Gen Gul, however, stressed the need for establishing a “proper secretariat … to collect information and ensure coordination among all spy agencies”. Former ISI DG Lt-Gen (retd) Asad Durrani said the decision’s reversal showed that the authorities concerned had not been taken into confidence. He advocated greater autonomy for ISI and said it should work as a “separate and completely autonomous body, answerable only to the prime minister”.

PPP spokesman Farhatullah Babar said he did not know at what level the earlier decision had been taken. “I think a miscommunication had led to the mess.”

Warning that the government’s credibility was at stake, he said it should clarify at what level the earlier decision had been taken and why it had been withdrawn.

Former information minister Senator Nisar A. Memon expressed surprise over the sudden decision and said the government should explain the rationale and circumstances that had led to such a decision.

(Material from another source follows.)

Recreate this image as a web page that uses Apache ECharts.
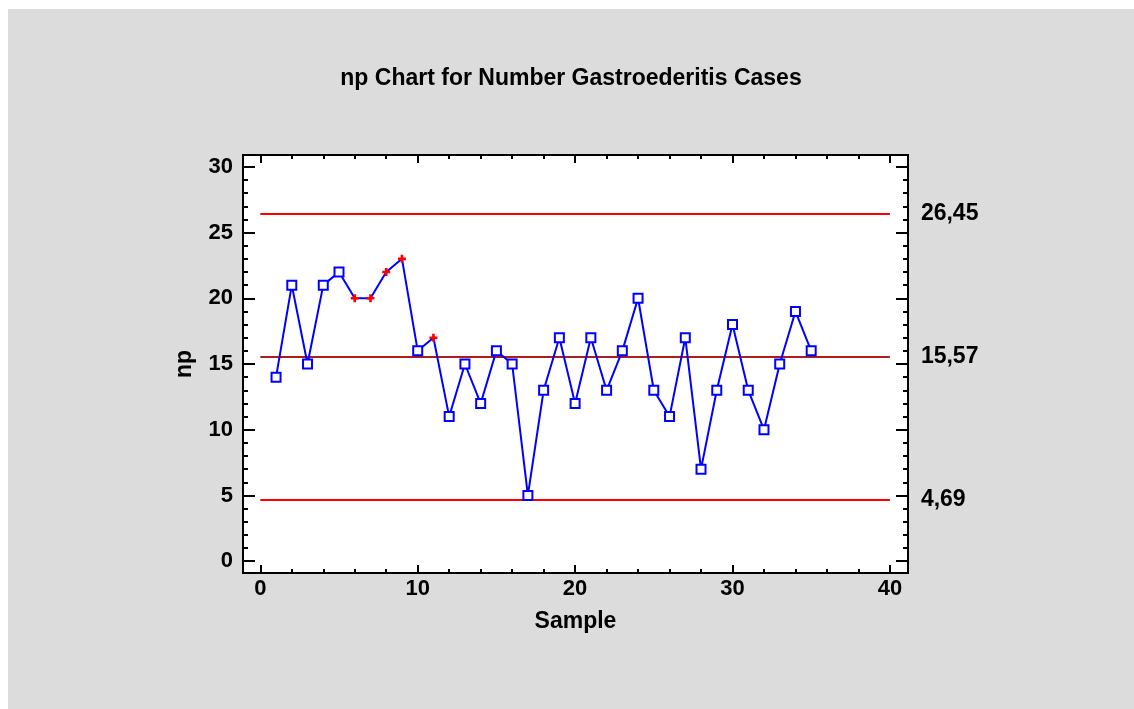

He recalled that during the 70s, ISI was mandated only to look after the country’s external security but former Prime Minister Zulfikar Ali Bhutto had included internal security in its mission with a focus on politicians. Later, successive governments mandated ISI with external security.

“Today, the country is apparently governed by whims of leaders who do not take even their coalition partners into confidence,” he said.

AHMED HASSAN ADDS: Secretary-General of the Pakistan Muslim League-Q Senator Mushahid Hussain blamed the PPP government of making an abortive attempt to “to convert ISI into a partisan political instrument” and termed it yet another example of “PPP’s incompetence and ill-intentioned moves”. Talking to reporters here, Mr Hussain claimed that the government’s retraction on the ISI issue clearly indicated how serious the tussle for power between the prime minister and ‘extra-parliamentary forces’ had turned.

He called it “a fundamentally flawed decision … on all counts, political, administrative and national and from the national security point of view”.

“ISI and IB are already under civilian control since they report to the prime minister, and the move was an attempt to weaken the PM by handing both the intelligence agencies over to the interior ministry, whose head enjoys a PM-level protocol.”

Meanwhile, federal Information Minister Sherry Rehman told a TV channel that ISI was already under the civilian control.

“ISI is already under civilian control. It is overseen by establishment and cabinet divisions which work under the prime minister,” she said on phone from London.Ms Rehman said it was the government’s endeavour to provide smooth working conditions to all institutions functioning within a civilian set-up and to avoid any miscommunication.